Faced with angry complaints, U.S. officials defended an anti-terrorism program yesterday that secretly tested radiation levels around the country -- including at more than 100 Muslim sites in the Washington area -- and insisted that no one was targeted because of his or her faith.So what, exactly, are the particular semantics of this defense? That Muslims weren’t targeted for their faith, but for their faith’s gravitational pull on terrorists?
One official knowledgeable about the program explained that Muslim sites were included because al Qaeda terrorists were considered likely to gravitate to Muslim neighborhoods or mosques while in the United States.
"If you were looking [for] the needle in a haystack, that's the haystack you would look at," the official said, speaking on condition of anonymity because the program is classified. "You'd look at the [likely] targets and the places the operators were."
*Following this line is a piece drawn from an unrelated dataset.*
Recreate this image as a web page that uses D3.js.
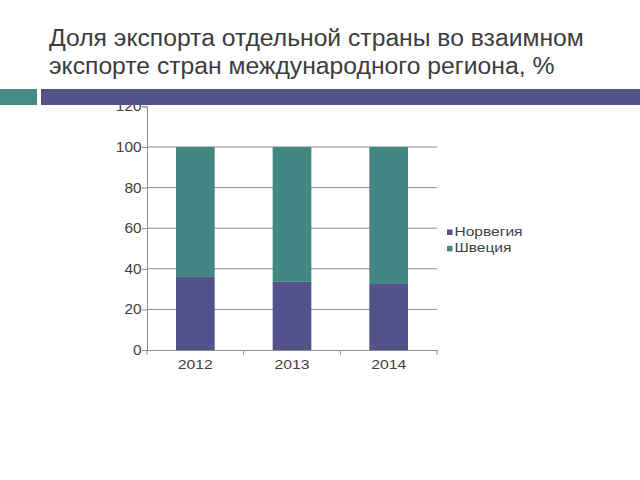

Look, I get the point some make that random screening is pretty useless. That a former vice president was screened at an airport is patently absurd. But profiling isn’t the answer, either, and I don’t even need to mount a passionate defense of civil liberties to back up that statement; I can just give you two names: John Walker Lindh, a white American who fought with the Taliban, and wouldn’t have been pegged by racial profiling; and Muhammad Ali Hasan, a Muslim of Pakistani descent who is so enamored of the president and his policies that he started Muslims for Bush, and would have been pegged by either racial profiling or a program designed to monitor Muslims, even though he’s as big a Bush-fan as you’ll find (though he, not so coincidentally, I imagine, doesn’t support the Patriot Act).
Neither random searches nor highly targeted profiling work, ultimately for the same reason—because they are both as likely to exclude the people we want to know about and waste time and resources on people we don’t need to know about. That’s why smart and effective intelligence-gathering, and court ordered warrants secured on the basis of that information, are so critical.